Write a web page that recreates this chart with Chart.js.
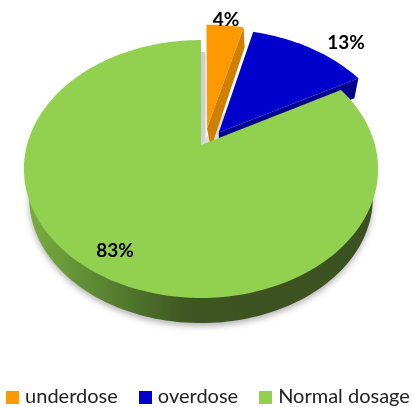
<!DOCTYPE html>
<html>
<head>
<meta charset="utf-8">
<title>Dosage</title>
<script src="https://cdn.jsdelivr.net/npm/chart.js@4"></script>
<style>
    html, body { margin: 0; padding: 0; background: #fff; }
    #wrap { position: relative; width: 412px; height: 407px; overflow: hidden; }
    #legend {
        position: absolute; left: 4px; right: 0; top: 382px;
        display: flex; justify-content: center; gap: 21px;
        font: 20px Lato, sans-serif; color: #222; line-height: 26px; white-space: nowrap;
    }
    #legend span { display: inline-block; width: 13px; height: 13px; margin-right: 6px; vertical-align: -1px; }
</style>
</head>
<body>
<div id="wrap">
    <canvas id="dosePie"></canvas>
    <div id="legend"></div>
</div>
<script>
const categories = ["underdose", "overdose", "Normal dosage"];
const percentValues = [4, 13, 83];
const sliceColors = ["#ff9900", "#0000cc", "#92d050"];
const wallColors = ["#d08000", "#00008f", "#3f5a24"];
const sliceOffsets = [24, 26, 0];

// tilted disc: centre, half axes and perspective strength
const disc = { x: 201, y: 145, bx: 174, ay: 124.5, k: 0.186, depth: 20, offsetUnit: 172 };

// pulled out slices sit closer to the eye, so they read a bit larger
const sliceGrow = [1.04, 1.03, 1];
const sliceShiftX = [3, 2, 0];
const sliceShiftY = [0, 2, 0];

const project = (u, v, drop = 0) => {
    const w = 1 - disc.k * v;
    return { x: disc.x + disc.bx * u / w, y: disc.y + disc.ay * v / w + drop };
};

const sliceOrigin = (arc) => {
    const mid = (arc.startAngle + arc.endAngle) / 2;
    const off = (arc.options.offset || 0) / disc.offsetUnit;
    return { u: Math.cos(mid) * off, v: Math.sin(mid) * off };
};

// Chart.js angles start at -PI/2 (top) and run clockwise
const traceSlice = (ctx, arc, i, map = (p) => p) => {
    const o = sliceOrigin(arc);
    const r = sliceGrow[i];
    const steps = Math.max(6, Math.ceil((arc.endAngle - arc.startAngle) * 40));
    const put = (p, first) => {
        const q = map(p);
        if (first) ctx.moveTo(q.x + sliceShiftX[i], q.y + sliceShiftY[i]);
        else ctx.lineTo(q.x + sliceShiftX[i], q.y + sliceShiftY[i]);
    };
    ctx.beginPath();
    put(project(o.u, o.v), true);
    for (let s = 0; s <= steps; s++) {
        const a = arc.startAngle + (arc.endAngle - arc.startAngle) * s / steps;
        put(project(o.u + r * Math.cos(a), o.v + r * Math.sin(a)), false);
    }
    ctx.closePath();
};

// underside of the disc sits lower and reads a little smaller
const lowerFace = (p) => ({
    x: disc.x + (p.x - disc.x) * 0.97,
    y: 198 + (p.y - 169) * 0.97
});

const tiltedPie = {
    id: "tiltedPie",
    beforeDatasetDraw(chart) {
        const ctx = chart.ctx;
        const arcs = chart.getDatasetMeta(0).data;
        ctx.save();

        // rim of the big slice with a soft shadow under it
        const rim = ctx.createLinearGradient(24, 0, 378, 0);
        rim.addColorStop(0, "#7ab040");
        rim.addColorStop(0.22, "#5a8532");
        rim.addColorStop(0.46, "#3e5622");
        rim.addColorStop(1, "#3a5020");
        ctx.save();
        ctx.shadowColor = "rgba(0,0,0,0.3)";
        ctx.shadowBlur = 6;
        ctx.shadowOffsetY = 3;
        ctx.fillStyle = rim;
        traceSlice(ctx, arcs[2], 2, lowerFace);
        ctx.fill();
        ctx.restore();

        // grey inner faces left where the slices were pulled out
        const centre = project(0, 0);
        ctx.fillStyle = "#cfcfcf";
        ctx.fillRect(centre.x - 1, 52, 5.5, centre.y - 52);
        ctx.fillStyle = "#dcdcdc";
        ctx.beginPath();
        ctx.moveTo(centre.x, centre.y);
        ctx.lineTo(219, 143);
        ctx.lineTo(231, 104);
        ctx.closePath();
        ctx.fill();

        // cut walls of the pulled out slices, lower edge skewed per slice
        const wallSkewFar = [1, -4];
        const wallSkewNear = [4, 0];
        [1, 0].forEach((i) => {
            const arc = arcs[i];
            const o = sliceOrigin(arc);
            const r = sliceGrow[i];
            const a = project(o.u, o.v);
            const b = project(o.u + r * Math.cos(arc.endAngle), o.v + r * Math.sin(arc.endAngle));
            const sx = sliceShiftX[i];
            const sy = sliceShiftY[i];
            ctx.fillStyle = wallColors[i];
            ctx.beginPath();
            ctx.moveTo(a.x + sx, a.y + sy);
            ctx.lineTo(b.x + sx, b.y + sy);
            ctx.lineTo(b.x + sx + wallSkewFar[i], b.y + sy + disc.depth);
            ctx.lineTo(a.x + sx + wallSkewNear[i], a.y + sy + disc.depth);
            ctx.closePath();
            ctx.fill();
        });

        // top faces
        [1, 0, 2].forEach((i) => {
            ctx.fillStyle = sliceColors[i];
            traceSlice(ctx, arcs[i], i);
            ctx.fill();
        });

        ctx.restore();
        return false;
    },
    afterDatasetsDraw(chart) {
        const ctx = chart.ctx;
        const spots = [[226, 20], [346, 43], [115, 251]];
        ctx.save();
        ctx.font = "bold 19px Lato";
        ctx.fillStyle = "#000";
        ctx.textAlign = "center";
        ctx.textBaseline = "middle";
        percentValues.forEach((v, i) => ctx.fillText(v + "%", spots[i][0], spots[i][1]));
        ctx.restore();
    }
};

new Chart(document.getElementById("dosePie"), {
    type: "pie",
    data: {
        labels: categories,
        datasets: [{
            data: percentValues,
            backgroundColor: sliceColors,
            borderWidth: 0,
            offset: sliceOffsets
        }]
    },
    options: {
        responsive: true,
        maintainAspectRatio: false,
        animation: false,
        plugins: {
            tooltip: { enabled: false },
            legend: { display: false }
        }
    },
    plugins: [tiltedPie]
});

// legend row under the canvas
const legendBox = document.getElementById("legend");
categories.forEach((name, i) => {
    const item = document.createElement("div");
    const swatch = document.createElement("span");
    swatch.style.background = sliceColors[i];
    item.appendChild(swatch);
    item.appendChild(document.createTextNode(name));
    legendBox.appendChild(item);
});
</script>
</body>
</html>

===============

### [STATED GOAL]
Without including any pictures, print all of the material exactly as given.

### [SOLUTION FOR THIS EXERCISE]
Write a web page that recreates this chart with Chart.js.
<!DOCTYPE html>
<html>
<head>
<meta charset="utf-8">
<title>Dosage</title>
<script src="https://cdn.jsdelivr.net/npm/chart.js@4"></script>
<style>
    html, body { margin: 0; padding: 0; background: #fff; }
    #wrap { position: relative; width: 412px; height: 407px; overflow: hidden; }
    #legend {
        position: absolute; left: 4px; right: 0; top: 382px;
        display: flex; justify-content: center; gap: 21px;
        font: 20px Lato, sans-serif; color: #222; line-height: 26px; white-space: nowrap;
    }
    #legend span { display: inline-block; width: 13px; height: 13px; margin-right: 6px; vertical-align: -1px; }
</style>
</head>
<body>
<div id="wrap">
    <canvas id="dosePie"></canvas>
    <div id="legend"></div>
</div>
<script>
const categories = ["underdose", "overdose", "Normal dosage"];
const percentValues = [4, 13, 83];
const sliceColors = ["#ff9900", "#0000cc", "#92d050"];
const wallColors = ["#d08000", "#00008f", "#3f5a24"];
const sliceOffsets = [24, 26, 0];

// tilted disc: centre, half axes and perspective strength
const disc = { x: 201, y: 145, bx: 174, ay: 124.5, k: 0.186, depth: 20, offsetUnit: 172 };

// pulled out slices sit closer to the eye, so they read a bit larger
const sliceGrow = [1.04, 1.03, 1];
const sliceShiftX = [3, 2, 0];
const sliceShiftY = [0, 2, 0];

const project = (u, v, drop = 0) => {
    const w = 1 - disc.k * v;
    return { x: disc.x + disc.bx * u / w, y: disc.y + disc.ay * v / w + drop };
};

const sliceOrigin = (arc) => {
    const mid = (arc.startAngle + arc.endAngle) / 2;
    const off = (arc.options.offset || 0) / disc.offsetUnit;
    return { u: Math.cos(mid) * off, v: Math.sin(mid) * off };
};

// Chart.js angles start at -PI/2 (top) and run clockwise
const traceSlice = (ctx, arc, i, map = (p) => p) => {
    const o = sliceOrigin(arc);
    const r = sliceGrow[i];
    const steps = Math.max(6, Math.ceil((arc.endAngle - arc.startAngle) * 40));
    const put = (p, first) => {
        const q = map(p);
        if (first) ctx.moveTo(q.x + sliceShiftX[i], q.y + sliceShiftY[i]);
        else ctx.lineTo(q.x + sliceShiftX[i], q.y + sliceShiftY[i]);
    };
    ctx.beginPath();
    put(project(o.u, o.v), true);
    for (let s = 0; s <= steps; s++) {
        const a = arc.startAngle + (arc.endAngle - arc.startAngle) * s / steps;
        put(project(o.u + r * Math.cos(a), o.v + r * Math.sin(a)), false);
    }
    ctx.closePath();
};

// underside of the disc sits lower and reads a little smaller
const lowerFace = (p) => ({
    x: disc.x + (p.x - disc.x) * 0.97,
    y: 198 + (p.y - 169) * 0.97
});

const tiltedPie = {
    id: "tiltedPie",
    beforeDatasetDraw(chart) {
        const ctx = chart.ctx;
        const arcs = chart.getDatasetMeta(0).data;
        ctx.save();

        // rim of the big slice with a soft shadow under it
        const rim = ctx.createLinearGradient(24, 0, 378, 0);
        rim.addColorStop(0, "#7ab040");
        rim.addColorStop(0.22, "#5a8532");
        rim.addColorStop(0.46, "#3e5622");
        rim.addColorStop(1, "#3a5020");
        ctx.save();
        ctx.shadowColor = "rgba(0,0,0,0.3)";
        ctx.shadowBlur = 6;
        ctx.shadowOffsetY = 3;
        ctx.fillStyle = rim;
        traceSlice(ctx, arcs[2], 2, lowerFace);
        ctx.fill();
        ctx.restore();

        // grey inner faces left where the slices were pulled out
        const centre = project(0, 0);
        ctx.fillStyle = "#cfcfcf";
        ctx.fillRect(centre.x - 1, 52, 5.5, centre.y - 52);
        ctx.fillStyle = "#dcdcdc";
        ctx.beginPath();
        ctx.moveTo(centre.x, centre.y);
        ctx.lineTo(219, 143);
        ctx.lineTo(231, 104);
        ctx.closePath();
        ctx.fill();

        // cut walls of the pulled out slices, lower edge skewed per slice
        const wallSkewFar = [1, -4];
        const wallSkewNear = [4, 0];
        [1, 0].forEach((i) => {
            const arc = arcs[i];
            const o = sliceOrigin(arc);
            const r = sliceGrow[i];
            const a = project(o.u, o.v);
            const b = project(o.u + r * Math.cos(arc.endAngle), o.v + r * Math.sin(arc.endAngle));
            const sx = sliceShiftX[i];
            const sy = sliceShiftY[i];
            ctx.fillStyle = wallColors[i];
            ctx.beginPath();
            ctx.moveTo(a.x + sx, a.y + sy);
            ctx.lineTo(b.x + sx, b.y + sy);
            ctx.lineTo(b.x + sx + wallSkewFar[i], b.y + sy + disc.depth);
            ctx.lineTo(a.x + sx + wallSkewNear[i], a.y + sy + disc.depth);
            ctx.closePath();
            ctx.fill();
        });

        // top faces
        [1, 0, 2].forEach((i) => {
            ctx.fillStyle = sliceColors[i];
            traceSlice(ctx, arcs[i], i);
            ctx.fill();
        });

        ctx.restore();
        return false;
    },
    afterDatasetsDraw(chart) {
        const ctx = chart.ctx;
        const spots = [[226, 20], [346, 43], [115, 251]];
        ctx.save();
        ctx.font = "bold 19px Lato";
        ctx.fillStyle = "#000";
        ctx.textAlign = "center";
        ctx.textBaseline = "middle";
        percentValues.forEach((v, i) => ctx.fillText(v + "%", spots[i][0], spots[i][1]));
        ctx.restore();
    }
};

new Chart(document.getElementById("dosePie"), {
    type: "pie",
    data: {
        labels: categories,
        datasets: [{
            data: percentValues,
            backgroundColor: sliceColors,
            borderWidth: 0,
            offset: sliceOffsets
        }]
    },
    options: {
        responsive: true,
        maintainAspectRatio: false,
        animation: false,
        plugins: {
            tooltip: { enabled: false },
            legend: { display: false }
        }
    },
    plugins: [tiltedPie]
});

// legend row under the canvas
const legendBox = document.getElementById("legend");
categories.forEach((name, i) => {
    const item = document.createElement("div");
    const swatch = document.createElement("span");
    swatch.style.background = sliceColors[i];
    item.appendChild(swatch);
    item.appendChild(document.createTextNode(name));
    legendBox.appendChild(item);
});
</script>
</body>
</html>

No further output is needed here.